The proverbial last straw was the notification issued by the Union Ministry of Home Affairs on 21 May 2015, ostensibly clarifying that “Services” in the Delhi government fall within the purview of the LG, thus, the Central government. The constitutional legality of this notification is being contested, and it will be adjudicated upon by the courts. Its timing certainly was ill-advised and ‘suspect’, as observed by the High Court of Delhi.
The bone of contention is simply this: whether the Delhi government has unfettered authority over its bureaucracy or does it have only recommendatory jurisdiction which it should exercise in a power-sharing arrangement with the LG. This is an issue requiring an interplay of the spirit of cooperative federalism. Much can be said or is being said on both sides. Who was recalcitrant or rigid is an issue on which we need to pass judgment now.

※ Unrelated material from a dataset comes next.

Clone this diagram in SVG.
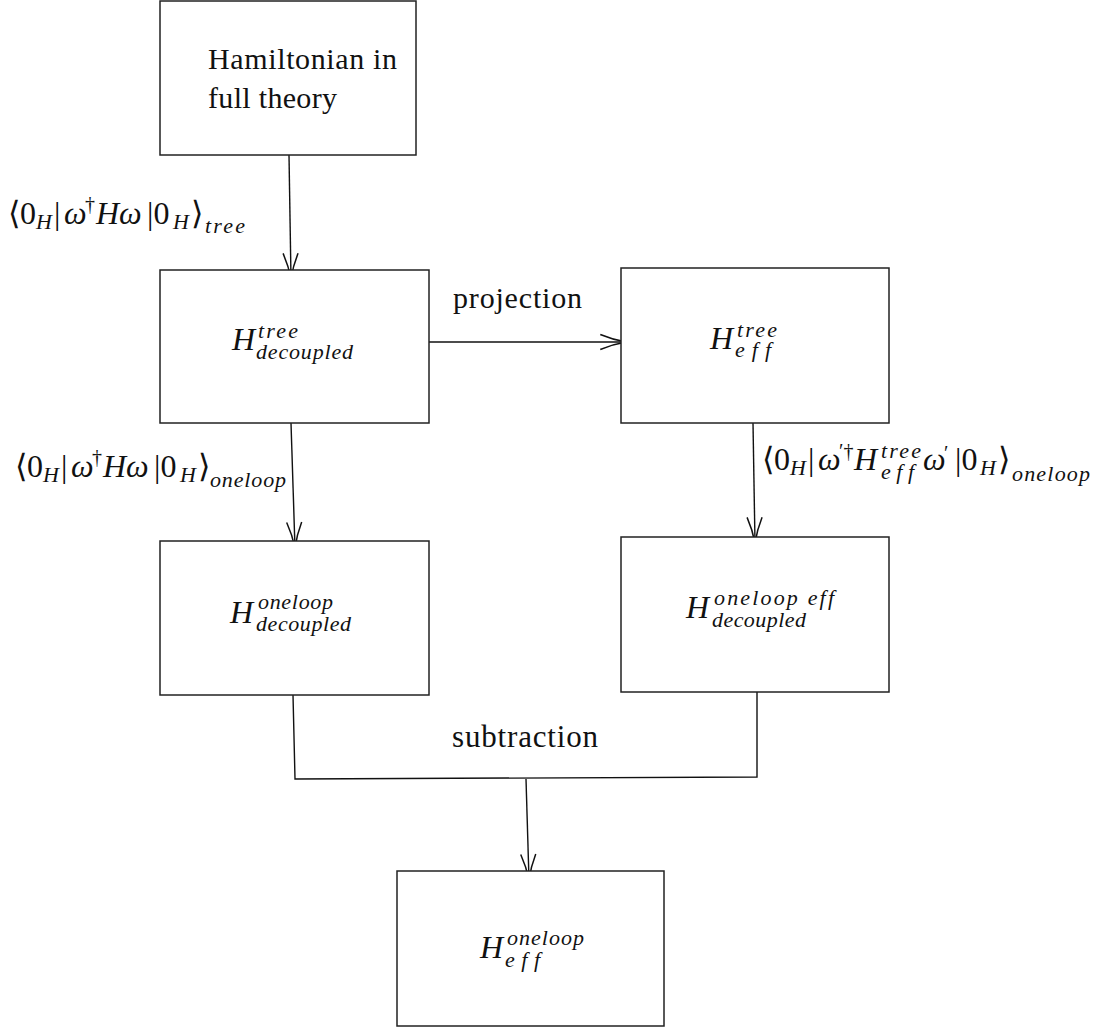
<svg xmlns="http://www.w3.org/2000/svg" width="1097" height="1029" viewBox="0 0 1097 1029">
<defs>
<style>
.box{fill:#fff;stroke:#222;stroke-width:1.5}
.ln{fill:none;stroke:#111;stroke-width:1.4}
.t{font-family:"Liberation Serif","Times New Roman",serif;fill:#111;font-variant-ligatures:none}
.mi{font-style:italic}
.big{font-size:32px;font-style:italic}
.sm{font-size:22px;font-style:italic}
</style>
<marker id="arr" markerUnits="userSpaceOnUse" markerWidth="30" markerHeight="20" viewBox="-26 -9 28 18" refX="0" refY="0" orient="auto">
<path d="M-24,-7 Q-12,-2 0,0 Q-12,2 -24,7" fill="none" stroke="#111" stroke-width="1.4"/>
</marker>
</defs>
<rect width="1097" height="1029" fill="#fff"/>
<g id="connectors">
<line class="ln" x1="289" y1="155" x2="291" y2="279" marker-end="url(#arr)"/>
<line class="ln" x1="429" y1="342" x2="626" y2="342" marker-end="url(#arr)"/>
<line class="ln" x1="291" y1="423" x2="295" y2="548" marker-end="url(#arr)"/>
<line class="ln" x1="753" y1="423" x2="755" y2="543" marker-end="url(#arr)"/>
<polyline class="ln" points="293,695 295,779 757,777 757,692"/>
<line class="ln" x1="526" y1="779" x2="529" y2="880" marker-end="url(#arr)"/>
<text class="t" font-size="30" x="453" y="308" textLength="129" lengthAdjust="spacing">projection</text>
<text class="t" font-size="31" x="452" y="747" textLength="146" lengthAdjust="spacing">subtraction</text>
<text class="t" font-size="32"><tspan x="8" y="224">⟨0</tspan><tspan class="mi" font-size="22" x="36" y="229">H</tspan><tspan x="54" y="224">|</tspan><tspan class="mi" x="64" y="224">ω</tspan><tspan font-size="20" x="85" y="211">†</tspan><tspan class="mi" x="96" y="224">Hω</tspan><tspan x="147" y="224">|0</tspan><tspan class="mi" font-size="22" x="173" y="229">H</tspan><tspan x="191" y="224">⟩</tspan><tspan class="mi" font-size="22" x="205" y="233" textLength="40" lengthAdjust="spacing">tree</tspan></text>
<text class="t" font-size="32"><tspan x="15" y="477">⟨0</tspan><tspan class="mi" font-size="22" x="43" y="482">H</tspan><tspan x="61" y="477">|</tspan><tspan class="mi" x="71" y="477">ω</tspan><tspan font-size="20" x="92" y="464">†</tspan><tspan class="mi" x="103" y="477">Hω</tspan><tspan x="154" y="477">|0</tspan><tspan class="mi" font-size="22" x="180" y="482">H</tspan><tspan x="198" y="477">⟩</tspan><tspan class="mi" font-size="22" x="210" y="487" textLength="76" lengthAdjust="spacing">oneloop</tspan></text>
<text class="t" font-size="32"><tspan x="762" y="470">⟨0</tspan><tspan class="mi" font-size="22" x="790" y="475">H</tspan><tspan x="808" y="470">|</tspan><tspan class="mi" x="818" y="470">ω</tspan><tspan font-size="20" x="839" y="458">′†</tspan><tspan class="mi" x="854" y="470">H</tspan><tspan class="mi" font-size="22" x="881" y="458" textLength="40" lengthAdjust="spacing">tree</tspan><tspan class="mi" font-size="22" x="881" y="479" textLength="33" lengthAdjust="spacing">eff</tspan><tspan class="mi" x="923" y="470">ω</tspan><tspan x="944" y="460" font-size="20">′</tspan><tspan x="955" y="470">|0</tspan><tspan class="mi" font-size="22" x="980" y="475">H</tspan><tspan x="998" y="470">⟩</tspan><tspan class="mi" font-size="22" x="1012" y="481" textLength="78" lengthAdjust="spacing">oneloop</tspan></text>
</g>
<g id="n1">
<rect class="box" x="160" y="1" width="256" height="154"/>
<text class="t" font-size="30"><tspan x="208" y="69" textLength="189" lengthAdjust="spacing">Hamiltonian in</tspan><tspan x="208" y="108" textLength="129" lengthAdjust="spacing">full theory</tspan></text>
</g>
<g id="n2">
<rect class="box" x="160" y="270" width="269" height="153"/>
<text class="t big" x="232" y="350">H</text>
<text class="t sm" x="258" y="338" textLength="40" lengthAdjust="spacing">tree</text>
<text class="t sm" x="256" y="359" textLength="97" lengthAdjust="spacing">decoupled</text>
</g>
<g id="n3">
<rect class="box" x="621" y="268" width="268" height="155"/>
<text class="t big" x="710" y="349">H</text>
<text class="t sm" x="737" y="337" textLength="40" lengthAdjust="spacing">tree</text>
<text class="t sm" x="735" y="357" textLength="36" lengthAdjust="spacing">eff</text>
</g>
<g id="n4">
<rect class="box" x="160" y="541" width="269" height="154"/>
<text class="t big" x="230" y="623">H</text>
<text class="t sm" x="258" y="609" textLength="75" lengthAdjust="spacing">oneloop</text>
<text class="t sm" x="256" y="631" textLength="95" lengthAdjust="spacing">decoupled</text>
</g>
<g id="n5">
<rect class="box" x="621" y="537" width="268" height="155"/>
<text class="t big" x="686" y="618">H</text>
<text class="t sm" x="714" y="605" textLength="120" lengthAdjust="spacing">oneloop eff</text>
<text class="t sm" x="712" y="627" textLength="94" lengthAdjust="spacing">decoupled</text>
</g>
<g id="n6">
<rect class="box" x="397" y="871" width="267" height="155"/>
<text class="t big" x="480" y="958">H</text>
<text class="t sm" x="507" y="945" textLength="77" lengthAdjust="spacing">oneloop</text>
<text class="t sm" x="505" y="967" textLength="35" lengthAdjust="spacing">eff</text>
</g>
</svg>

The notification sought to clarify that the democratically elected Delhi government does not have authority over its own public services which, therefore, fall within the purview of the Centre-appointed LG. The operative part of the notification reads: “The President hereby directs that – (i) subject to his control and further orders, the Lieutenant Governor of the National Capital Territory of Delhi shall, in matters connected with ‘ Public Order’, ‘ Land, ‘Police’, and ‘ Services’ as stated herein above, exercise the powers and discharge the functions of the central govt. to the extent delegated to him, from time to time, by the President. Provided, the Lieutenant Governor of the National Capital Territory of Delhi may in his discretion, obtain the views of the Chief Minister of the National Capital Territory of Delhi in regard to the matter of ‘Services’ wherever he deems it appropriate”.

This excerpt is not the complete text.